Go through the records below from the first line and print each one exactly, stopping after the line that contains "const colors = ['#3c64ae', '#8fa1d3'];". Do not print pictures or anything past that line.

━━━

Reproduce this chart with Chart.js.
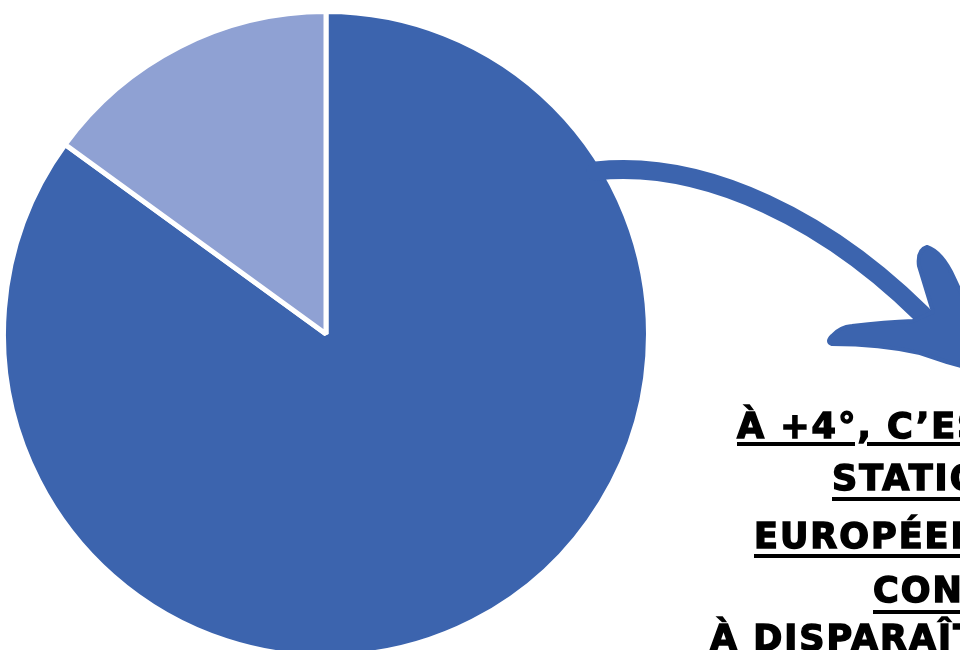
<!DOCTYPE html>
<html lang="fr">
<head>
<meta charset="utf-8">
<script src="https://cdn.jsdelivr.net/npm/chart.js@4.4.0/dist/chart.umd.min.js"></script>
<style>
  html, body { margin: 0; padding: 0; background: #fff; overflow: hidden; }
  body { width: 960px; height: 650px; position: relative; }
  #pie { position: absolute; left: 0; top: 0; }
  .ligne {
    position: absolute;
    white-space: nowrap;
    font-family: "DejaVu Sans", Roboto, sans-serif;
    font-weight: 700;
    font-size: 35px;
    line-height: 35px;
    letter-spacing: 2px;
    color: #000;
    -webkit-text-stroke: 1.5px #000;
    text-decoration: underline;
    text-decoration-thickness: 4px;
  }
</style>
</head>
<body>
<canvas id="pie" width="960" height="660"></canvas>
<div id="texte"></div>
<script>
// données
const labels = ['Stations condamnées', 'Autres stations'];
const values = [85, 15];
const colors = ['#3c64ae', '#8fa1d3'];

// lignes du texte (coupées par le bord droit dans l'original)
const lignes = ['À +4°, C’EST 98% DES', 'STATIONS DE SKI', 'EUROPÉENNES QUI SONT', 'CONDAMNÉES', 'À DISPARAÎTRE'];
const lignesX = [737, 832, 754, 873, 710];
const lignesBase = [439, 491, 549, 603, 651];
const soulignes = [4, 7, 6, 8, 6];

const texte = document.getElementById('texte');
lignes.forEach(function(l, i) {
  const d = document.createElement('div');
  d.className = 'ligne';
  d.textContent = l;
  d.style.left = lignesX[i] + 'px';
  d.style.top = (lignesBase[i] - 30) + 'px';
  d.style.textUnderlineOffset = soulignes[i] + 'px';
  texte.appendChild(d);
});

// flèche dessinée à la main, par-dessus le camembert
const flechePlugin = {
  id: 'fleche',
  afterDraw: function(chart) {
    const c = chart.ctx;
    c.save();
    c.fillStyle = colors[0];
    c.strokeStyle = colors[0];
    c.lineCap = 'round';
    c.lineJoin = 'round';
    // tige
    c.lineWidth = 19;
    c.beginPath();
    c.moveTo(596, 171);
    c.bezierCurveTo(700, 160, 830, 215, 942, 335);
    c.stroke();
    // pointe
    c.lineWidth = 4;
    c.beginPath();
    c.moveTo(933, 312);
    c.lineTo(919, 266);
    c.quadraticCurveTo(917, 250, 927, 247);
    c.quadraticCurveTo(942, 252, 954, 278);
    c.lineTo(964, 300);
    c.lineTo(976, 345);
    c.lineTo(968, 368);
    c.lineTo(947, 362);
    c.lineTo(920, 353);
    c.quadraticCurveTo(880, 344, 832, 344);
    c.quadraticCurveTo(826, 342, 832, 336);
    c.quadraticCurveTo(840, 327, 852, 326);
    c.quadraticCurveTo(885, 322, 913, 321);
    c.closePath();
    c.fill();
    c.stroke();
    c.restore();
  }
};

new Chart(document.getElementById('pie').getContext('2d'), {
  type: 'pie',
  data: {
    labels: labels,
    datasets: [{
      data: values,
      backgroundColor: colors,
      borderColor: '#ffffff',
      borderWidth: 5
    }]
  },
  options: {
    responsive: false,
    animation: false,
    layout: { padding: { left: 1, top: 9, right: 309, bottom: 1 } },
    plugins: {
      legend: { display: false },
      tooltip: { enabled: false }
    }
  },
  plugins: [flechePlugin]
});
</script>
</body>
</html>
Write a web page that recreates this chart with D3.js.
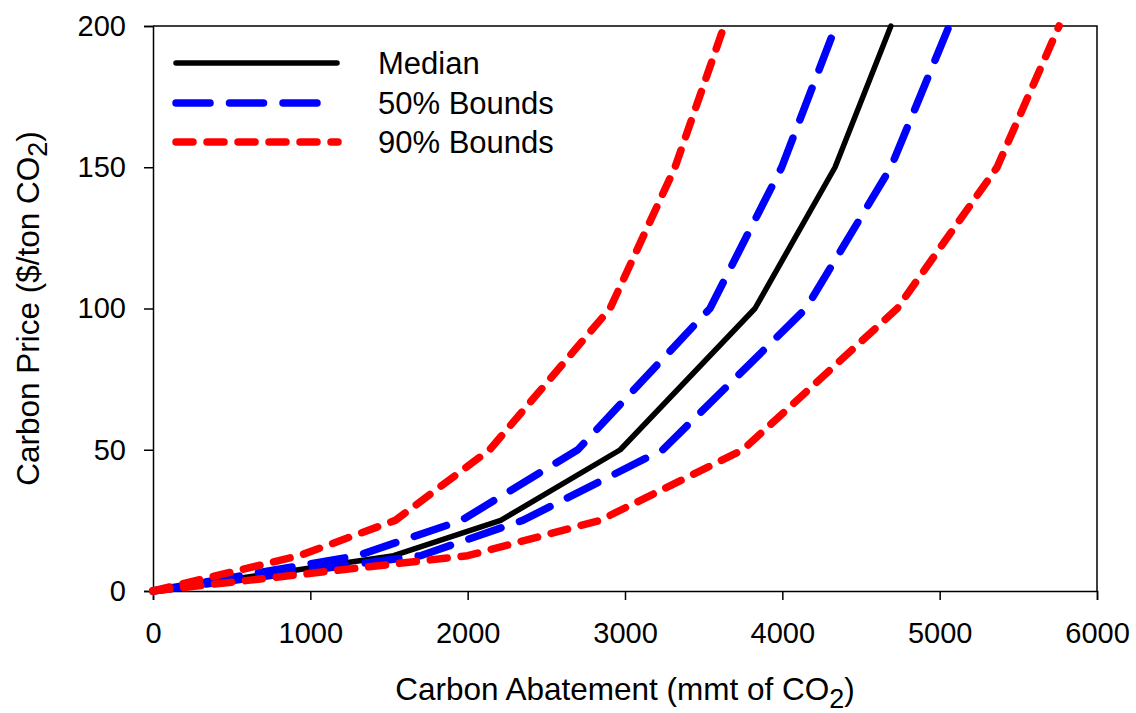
<!DOCTYPE html>
<html>
<head>
<meta charset="utf-8">
<script src="https://cdn.jsdelivr.net/npm/d3@7"></script>
<style>
  html, body { margin: 0; padding: 0; background: #fff; }
  svg { display: block; }
  text { font-family: "Liberation Sans", Arial, sans-serif; fill: #000; }
</style>
</head>
<body>
<svg id="chart" width="1136" height="713"></svg>
<script>
// Price levels (y, $/ton CO2) shared by every series
const priceLevels = [0, 12.5, 25, 50, 100, 150, 200];
// Abatement (x, mmt CO2) at each price level
const medianAbatement  = [0, 1530, 2210, 2970, 3826, 4335, 4690];
const b50LowAbatement  = [0, 1300, 1960, 2700, 3540, 3996, 4340];
const b50HighAbatement = [0, 1700, 2350, 3240, 4150, 4690, 5060];
const b90LowAbatement  = [0,  930, 1540, 2140, 2905, 3318, 3630];
const b90HighAbatement = [0, 2000, 2840, 3750, 4730, 5365, 5759];

const xTicks = [0, 1000, 2000, 3000, 4000, 5000, 6000];
const yTicks = [0, 50, 100, 150, 200];
const legendLabels = ["Median", "50% Bounds", "90% Bounds"];

const svg = d3.select("#chart");
const m = { left: 153, right: 1097, top: 26, bottom: 591 };

const x = d3.scaleLinear().domain([0, 6000]).range([m.left, m.right]);
const y = d3.scaleLinear().domain([0, 200]).range([m.bottom, m.top]);

const styles = {
  median: { color: "#000", width: 5.5, dash: null, legendEnd: 337 },
  b50: { color: "#0000ff", width: 7.5, dash: "34,19.5", legendEnd: 318 },
  b90: { color: "#ff0000", width: 7.5, dash: "17,14", legendEnd: 338 }
};

// frame (top & right)
svg.append("path")
  .attr("d", `M${m.left},${m.top}H${m.right}V${m.bottom}`)
  .attr("fill", "none").attr("stroke", "#000").attr("stroke-width", 1.5);

// axes
const xAxis = svg.append("g").attr("transform", `translate(0,${m.bottom})`)
  .call(d3.axisBottom(x).tickValues(xTicks).tickFormat(d3.format("d")).tickSizeOuter(0).tickSize(9).tickPadding(22));
const yAxis = svg.append("g").attr("transform", `translate(${m.left},0)`)
  .call(d3.axisLeft(y).tickValues(yTicks).tickFormat(d3.format("d")).tickSizeOuter(0).tickSize(9).tickPadding(18));
[xAxis, yAxis].forEach(g => {
  g.select(".domain").attr("stroke", "#000").attr("stroke-width", 1.5);
  g.selectAll(".tick line").attr("stroke", "#000").attr("stroke-width", 1.5);
  g.selectAll(".tick text").attr("font-size", 29).attr("font-family", "Liberation Sans, Arial, sans-serif").attr("fill", "#000");
});

// series
const line = d3.line().x(d => x(d[0])).y(d => y(d[1]));
const series = [
  { xs: medianAbatement, s: styles.median },
  { xs: b50LowAbatement, s: styles.b50 },
  { xs: b50HighAbatement, s: styles.b50 },
  { xs: b90LowAbatement, s: styles.b90 },
  { xs: b90HighAbatement, s: styles.b90 }
];
series.forEach(sr => {
  const pts = sr.xs.map((v, i) => [v, priceLevels[i]]);
  svg.append("path")
    .attr("d", line(pts))
    .attr("fill", "none")
    .attr("stroke", sr.s.color)
    .attr("stroke-width", sr.s.width)
    .attr("stroke-linecap", "round")
    .attr("stroke-linejoin", "round")
    .attr("stroke-dasharray", sr.s.dash);
});

// legend
const legendStyles = [styles.median, styles.b50, styles.b90];
const legendY = [63, 103, 142];
legendLabels.forEach((lab, i) => {
  const st = legendStyles[i];
  svg.append("line")
    .attr("x1", 176).attr("x2", st.legendEnd)
    .attr("y1", legendY[i]).attr("y2", legendY[i])
    .attr("stroke", st.color).attr("stroke-width", st.width)
    .attr("stroke-linecap", "round")
    .attr("stroke-dasharray", st.dash);
  svg.append("text")
    .attr("x", 378).attr("y", legendY[i]).attr("dy", "0.36em")
    .attr("font-size", 31).text(lab);
});

// x title
const xt = svg.append("text")
  .attr("x", (m.left + m.right) / 2).attr("y", 700)
  .attr("text-anchor", "middle").attr("font-size", 31.5);
xt.append("tspan").text("Carbon Abatement (mmt of CO");
xt.append("tspan").attr("dy", 8).attr("font-size", 27).text("2");
xt.append("tspan").attr("dy", -8).text(")");

// y title
const yt = svg.append("text")
  .attr("transform", `translate(39,${(m.top + m.bottom) / 2}) rotate(-90)`)
  .attr("text-anchor", "middle").attr("font-size", 31.5);
yt.append("tspan").text("Carbon Price ($/ton CO");
yt.append("tspan").attr("dy", 8).attr("font-size", 27).text("2");
yt.append("tspan").attr("dy", -8).text(")");
</script>
</body>
</html>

━━━

> _Result of this exercise_:
Reproduce this chart with Chart.js.
<!DOCTYPE html>
<html lang="fr">
<head>
<meta charset="utf-8">
<script src="https://cdn.jsdelivr.net/npm/chart.js@4.4.0/dist/chart.umd.min.js"></script>
<style>
  html, body { margin: 0; padding: 0; background: #fff; overflow: hidden; }
  body { width: 960px; height: 650px; position: relative; }
  #pie { position: absolute; left: 0; top: 0; }
  .ligne {
    position: absolute;
    white-space: nowrap;
    font-family: "DejaVu Sans", Roboto, sans-serif;
    font-weight: 700;
    font-size: 35px;
    line-height: 35px;
    letter-spacing: 2px;
    color: #000;
    -webkit-text-stroke: 1.5px #000;
    text-decoration: underline;
    text-decoration-thickness: 4px;
  }
</style>
</head>
<body>
<canvas id="pie" width="960" height="660"></canvas>
<div id="texte"></div>
<script>
// données
const labels = ['Stations condamnées', 'Autres stations'];
const values = [85, 15];
const colors = ['#3c64ae', '#8fa1d3'];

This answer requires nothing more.